Figure 2. PFM (Piezo-Force Microscope) images, in phase contrast, for a pattern represented on the left-panel after application of the electrical potentials of +/- 8V. Ferroelectric responses for a layer of 5 nm of BaTiO3 (BTO) covered by respectively 5, 10 and 15 nm of ferromagnetic CoFe2O4 (CFO).
In the heterostructures based on CoFe2O4 and BaTiO3, the structural relaxation, the magnetic and ferroelectric properties are therefore not only interdependent (by coupling) but dependent on the individual thicknesses thanks to the elasticity of the structural relaxation of the different layers.

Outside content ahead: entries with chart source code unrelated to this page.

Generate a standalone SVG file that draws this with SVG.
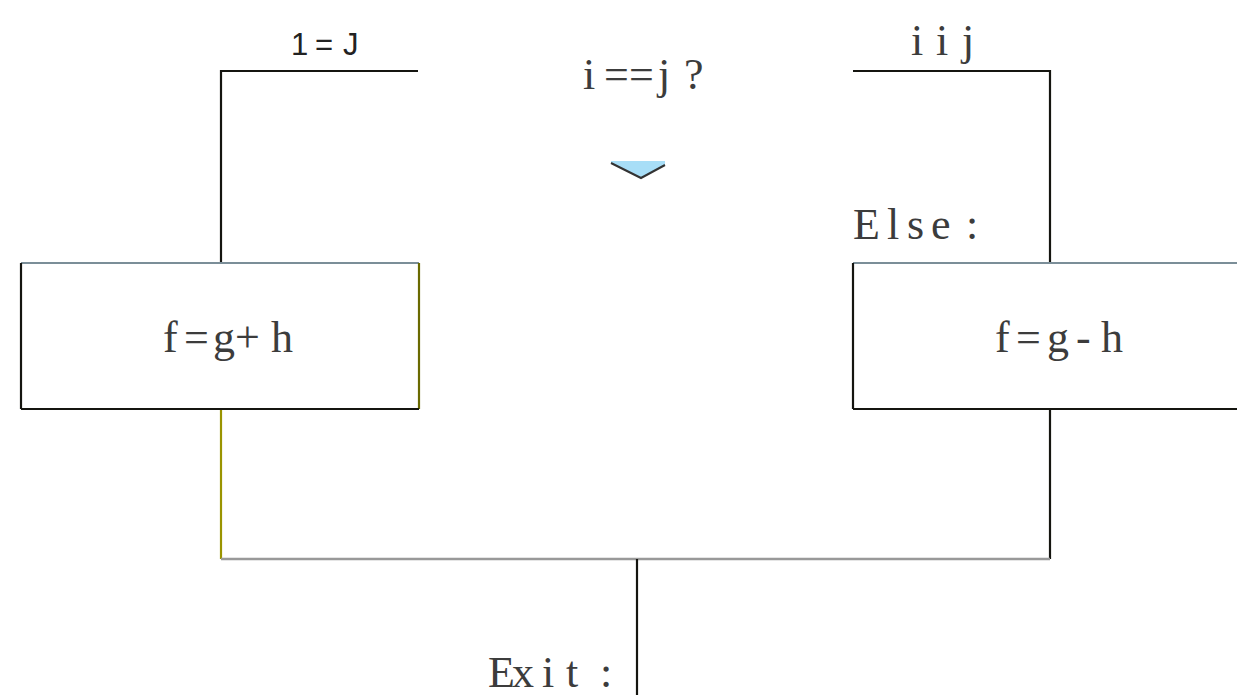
<svg xmlns="http://www.w3.org/2000/svg" width="1237" height="695" viewBox="0 0 1237 695">
<style>
.t{font-family:"Liberation Serif","Times New Roman",serif;font-size:44px;fill:#3c3c3c}
.s{font-family:"Liberation Sans",Arial,sans-serif;font-size:31px;fill:#222}
.k{stroke:#151510;stroke-width:2.2;fill:none}
.bt{stroke:#7b8e98;stroke-width:2.2;fill:none}
.ol{stroke:#9a9400;stroke-width:2.2;fill:none}
.od{stroke:#6a6a00;stroke-width:2.2;fill:none}
.gr{stroke:#999;stroke-width:2.5;fill:none}
</style>
<rect width="1237" height="695" fill="#fff"/>
<g id="connectors">
<polyline class="k" points="418,71 221,71 221,263"/>
<polyline class="k" points="853,71 1050,71 1050,263"/>
<line class="ol" x1="221" y1="409" x2="221" y2="559"/>
<line class="k" x1="1050" y1="409" x2="1050" y2="559"/>
<line class="gr" x1="221" y1="559" x2="1050" y2="559"/>
<line class="k" x1="637" y1="559" x2="637" y2="695"/>
</g>
<g id="label-yes">
<text class="s" x="291 315 343" y="55">1=J</text>
</g>
<g id="label-no">
<text class="t" x="911 936 962" y="55">iij</text>
</g>
<g id="node-condition">
<text class="t" x="583 604 629 658 684" y="89">i==j?</text>
<polygon points="611,161 665,161 665,165 641,178 611,163" fill="#a8def7"/>
<polyline points="611,163 641,178 665,165" stroke="#333" stroke-width="2" fill="none"/>
</g>
<g id="node-then">
<line class="bt" x1="21" y1="263" x2="419" y2="263"/>
<line class="k" x1="21" y1="263" x2="21" y2="409"/>
<line class="od" x1="419" y1="263" x2="419" y2="409"/>
<line class="k" x1="21" y1="409" x2="419" y2="409"/>
<text class="t" x="163 184 213 235 271" y="352">f=g+h</text>
</g>
<g id="node-else">
<text class="t" x="853 887 907 931 966" y="239">Else:</text>
<line class="bt" x1="853" y1="263" x2="1237" y2="263"/>
<line class="k" x1="853" y1="263" x2="853" y2="409"/>
<line class="k" x1="853" y1="409" x2="1237" y2="409"/>
<text class="t" x="995 1016 1047 1076 1101" y="352">f=g-h</text>
</g>
<g id="node-exit">
<text class="t" x="488 512 542 566 600" y="687">Exit:</text>
</g>
</svg>
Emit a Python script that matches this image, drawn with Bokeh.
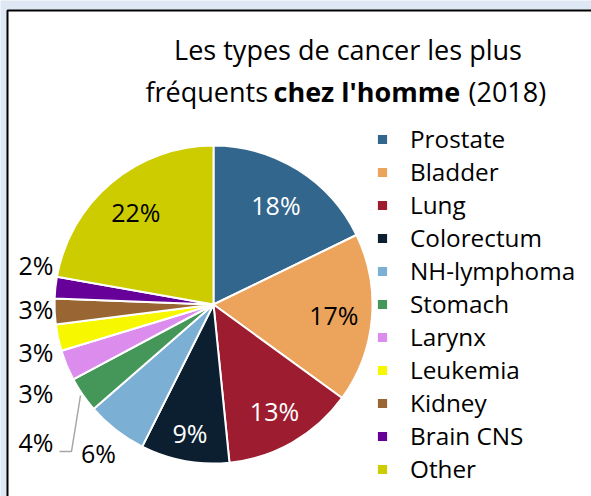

These studies pave the way to the manipulation of the magnetoelectric coupling by strain engineering via simple control of the relative thicknesses of the layers, for a given pair of materials. The choice of the strength of the coupling should permit, starting from the same materials, and by decreasing coupling: (i) a control of the magnetic state of the heterostructure with an electrical potential; or (ii) obtaining of a multi-state element; or indeed (iii) creation of a ferroelectric reference layer frozen in a given state.
[1] Ordering temperature: temperature up to which the long range ordering, whether it be magnetic or ferroelectric, is maintained.
[2] If the thin layer adopting a unit cell parameter close to the ‘ideal’ parameter (relaxed, found in the equivalent monocrystal), or the influence of the substrate (or other encapsulation layers) is strong enough to deform the unit cell of the thin film and ‘impose’ a unit cell parameter possibly closer to that of the substrate.